I tried installing the laptop-mode-tools
package, which seemed extremely disk spindown happy - the disk spun up and down a lot - maybe every 5 seconds. I know laptop disks are designed for frequent spindowns, but that made me nervous and I uninstalled it. The alternative seems to be the default package pm-utils-powersave-policy
, but that seems to almost never spin down.
Incidentally, I have the checkbox "Spin down hard disks when possible" checked in my Power Management Preferences, but I'm not clear what that affects or interacts with - it would be interesting to know.

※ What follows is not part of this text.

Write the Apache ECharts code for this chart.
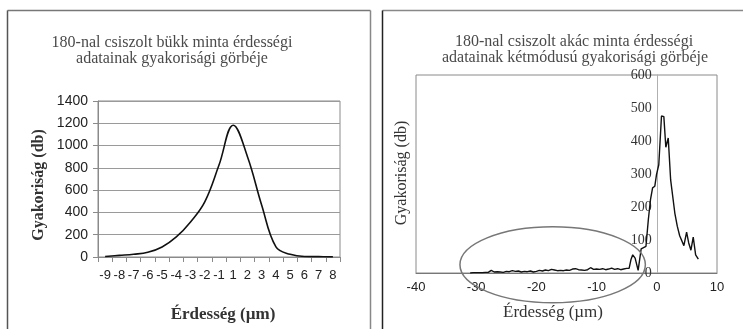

So: what should I do? I'd like to eke out a bit more battery life, but the laptop-mode-tools settings seem extremely aggressive out-of-the-box. I know they can be tuned, but there seems to be a huge number of them - I'd prefer something more out-of-the-box and tested.
Thanks for your thoughts, and thanks for making me aware of noflushd; I wasn't, and I'll try it out. Not so sure about it not causing harm however. Hard drives, even laptop hard drives, are generally only rated for a certain maximum number of spindowns. A very regular spindown numbered in minutes could cause it to fail before time. – Andrew Ferrier – 2010-10-10T11:25:19.777
@Andrew: Using noflushd will result in fewer spin cycles (that's the whole point), at the expense of writes being delayed more. Regarding early failures due to spin cycles, you may be interested in How harmful is a hard disk spin cycle?.